> Data extract
· · ·

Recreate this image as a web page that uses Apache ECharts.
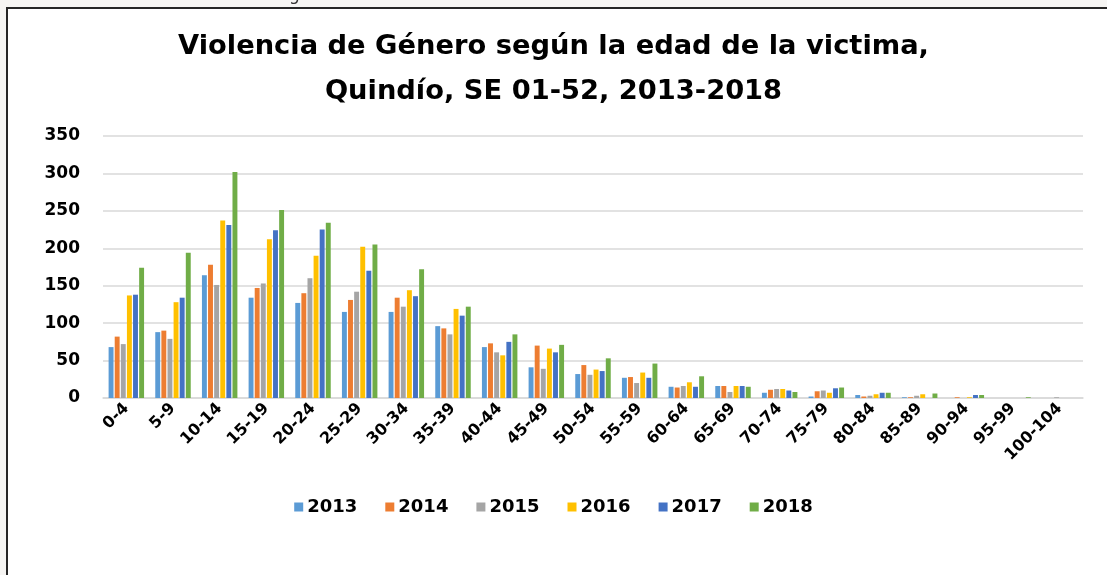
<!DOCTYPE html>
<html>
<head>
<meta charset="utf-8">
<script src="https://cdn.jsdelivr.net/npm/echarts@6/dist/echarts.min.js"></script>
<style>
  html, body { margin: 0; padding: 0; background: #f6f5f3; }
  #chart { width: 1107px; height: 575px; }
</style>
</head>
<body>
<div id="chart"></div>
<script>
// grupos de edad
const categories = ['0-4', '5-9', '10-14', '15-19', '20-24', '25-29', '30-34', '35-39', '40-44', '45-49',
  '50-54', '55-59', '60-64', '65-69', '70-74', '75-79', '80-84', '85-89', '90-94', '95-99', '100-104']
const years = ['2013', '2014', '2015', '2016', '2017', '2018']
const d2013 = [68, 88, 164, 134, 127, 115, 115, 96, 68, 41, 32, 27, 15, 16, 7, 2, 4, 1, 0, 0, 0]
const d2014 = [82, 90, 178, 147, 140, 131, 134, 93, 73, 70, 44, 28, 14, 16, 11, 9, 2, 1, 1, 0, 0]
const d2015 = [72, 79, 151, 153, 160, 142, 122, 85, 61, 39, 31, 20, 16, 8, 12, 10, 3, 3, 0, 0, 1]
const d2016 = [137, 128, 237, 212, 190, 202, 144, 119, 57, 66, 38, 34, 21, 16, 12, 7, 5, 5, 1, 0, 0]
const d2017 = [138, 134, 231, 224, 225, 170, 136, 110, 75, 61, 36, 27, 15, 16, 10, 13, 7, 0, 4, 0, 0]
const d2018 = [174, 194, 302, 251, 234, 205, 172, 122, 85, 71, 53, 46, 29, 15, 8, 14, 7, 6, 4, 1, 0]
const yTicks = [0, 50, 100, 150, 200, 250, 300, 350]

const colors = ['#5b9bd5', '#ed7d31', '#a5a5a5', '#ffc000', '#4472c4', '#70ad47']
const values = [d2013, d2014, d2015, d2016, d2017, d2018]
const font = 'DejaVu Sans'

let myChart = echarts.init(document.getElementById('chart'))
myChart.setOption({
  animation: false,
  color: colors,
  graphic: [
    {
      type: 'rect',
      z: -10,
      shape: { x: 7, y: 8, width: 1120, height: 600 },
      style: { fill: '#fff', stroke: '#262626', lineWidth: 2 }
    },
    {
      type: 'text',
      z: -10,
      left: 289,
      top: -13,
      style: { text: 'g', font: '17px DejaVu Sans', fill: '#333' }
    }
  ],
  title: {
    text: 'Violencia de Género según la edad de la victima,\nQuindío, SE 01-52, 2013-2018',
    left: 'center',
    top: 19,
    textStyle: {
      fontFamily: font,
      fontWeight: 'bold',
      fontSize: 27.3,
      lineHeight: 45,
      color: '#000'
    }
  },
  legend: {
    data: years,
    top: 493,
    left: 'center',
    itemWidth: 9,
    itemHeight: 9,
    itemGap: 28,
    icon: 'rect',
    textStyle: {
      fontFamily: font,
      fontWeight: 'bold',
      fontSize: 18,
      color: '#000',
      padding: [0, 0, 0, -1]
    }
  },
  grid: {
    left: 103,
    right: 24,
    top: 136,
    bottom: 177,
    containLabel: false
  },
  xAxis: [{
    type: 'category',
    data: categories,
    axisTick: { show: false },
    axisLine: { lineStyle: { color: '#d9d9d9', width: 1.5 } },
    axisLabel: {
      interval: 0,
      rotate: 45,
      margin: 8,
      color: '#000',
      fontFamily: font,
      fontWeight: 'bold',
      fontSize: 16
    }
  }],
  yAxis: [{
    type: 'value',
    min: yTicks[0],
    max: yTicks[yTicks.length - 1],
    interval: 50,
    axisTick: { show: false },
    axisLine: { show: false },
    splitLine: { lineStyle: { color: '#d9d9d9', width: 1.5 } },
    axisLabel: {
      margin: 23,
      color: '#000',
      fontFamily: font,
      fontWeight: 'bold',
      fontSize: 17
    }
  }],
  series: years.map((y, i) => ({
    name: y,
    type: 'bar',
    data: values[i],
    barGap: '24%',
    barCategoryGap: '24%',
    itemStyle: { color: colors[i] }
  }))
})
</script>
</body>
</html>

· · ·

> What to do
Copy the material exactly. Do not include the pictures.

> Finished task
Recreate this image as a web page that uses Apache ECharts.
<!DOCTYPE html>
<html>
<head>
<meta charset="utf-8">
<script src="https://cdn.jsdelivr.net/npm/echarts@6/dist/echarts.min.js"></script>
<style>
  html, body { margin: 0; padding: 0; background: #f6f5f3; }
  #chart { width: 1107px; height: 575px; }
</style>
</head>
<body>
<div id="chart"></div>
<script>
// grupos de edad
const categories = ['0-4', '5-9', '10-14', '15-19', '20-24', '25-29', '30-34', '35-39', '40-44', '45-49',
  '50-54', '55-59', '60-64', '65-69', '70-74', '75-79', '80-84', '85-89', '90-94', '95-99', '100-104']
const years = ['2013', '2014', '2015', '2016', '2017', '2018']
const d2013 = [68, 88, 164, 134, 127, 115, 115, 96, 68, 41, 32, 27, 15, 16, 7, 2, 4, 1, 0, 0, 0]
const d2014 = [82, 90, 178, 147, 140, 131, 134, 93, 73, 70, 44, 28, 14, 16, 11, 9, 2, 1, 1, 0, 0]
const d2015 = [72, 79, 151, 153, 160, 142, 122, 85, 61, 39, 31, 20, 16, 8, 12, 10, 3, 3, 0, 0, 1]
const d2016 = [137, 128, 237, 212, 190, 202, 144, 119, 57, 66, 38, 34, 21, 16, 12, 7, 5, 5, 1, 0, 0]
const d2017 = [138, 134, 231, 224, 225, 170, 136, 110, 75, 61, 36, 27, 15, 16, 10, 13, 7, 0, 4, 0, 0]
const d2018 = [174, 194, 302, 251, 234, 205, 172, 122, 85, 71, 53, 46, 29, 15, 8, 14, 7, 6, 4, 1, 0]
const yTicks = [0, 50, 100, 150, 200, 250, 300, 350]

const colors = ['#5b9bd5', '#ed7d31', '#a5a5a5', '#ffc000', '#4472c4', '#70ad47']
const values = [d2013, d2014, d2015, d2016, d2017, d2018]
const font = 'DejaVu Sans'

let myChart = echarts.init(document.getElementById('chart'))
myChart.setOption({
  animation: false,
  color: colors,
  graphic: [
    {
      type: 'rect',
      z: -10,
      shape: { x: 7, y: 8, width: 1120, height: 600 },
      style: { fill: '#fff', stroke: '#262626', lineWidth: 2 }
    },
    {
      type: 'text',
      z: -10,
      left: 289,
      top: -13,
      style: { text: 'g', font: '17px DejaVu Sans', fill: '#333' }
    }
  ],
  title: {
    text: 'Violencia de Género según la edad de la victima,\nQuindío, SE 01-52, 2013-2018',
    left: 'center',
    top: 19,
    textStyle: {
      fontFamily: font,
      fontWeight: 'bold',
      fontSize: 27.3,
      lineHeight: 45,
      color: '#000'
    }
  },
  legend: {
    data: years,
    top: 493,
    left: 'center',
    itemWidth: 9,
    itemHeight: 9,
    itemGap: 28,
    icon: 'rect',
    textStyle: {
      fontFamily: font,
      fontWeight: 'bold',
      fontSize: 18,
      color: '#000',
      padding: [0, 0, 0, -1]
    }
  },
  grid: {
    left: 103,
    right: 24,
    top: 136,
    bottom: 177,
    containLabel: false
  },
  xAxis: [{
    type: 'category',
    data: categories,
    axisTick: { show: false },
    axisLine: { lineStyle: { color: '#d9d9d9', width: 1.5 } },
    axisLabel: {
      interval: 0,
      rotate: 45,
      margin: 8,
      color: '#000',
      fontFamily: font,
      fontWeight: 'bold',
      fontSize: 16
    }
  }],
  yAxis: [{
    type: 'value',
    min: yTicks[0],
    max: yTicks[yTicks.length - 1],
    interval: 50,
    axisTick: { show: false },
    axisLine: { show: false },
    splitLine: { lineStyle: { color: '#d9d9d9', width: 1.5 } },
    axisLabel: {
      margin: 23,
      color: '#000',
      fontFamily: font,
      fontWeight: 'bold',
      fontSize: 17
    }
  }],
  series: years.map((y, i) => ({
    name: y,
    type: 'bar',
    data: values[i],
    barGap: '24%',
    barCategoryGap: '24%',
    itemStyle: { color: colors[i] }
  }))
})
</script>
</body>
</html>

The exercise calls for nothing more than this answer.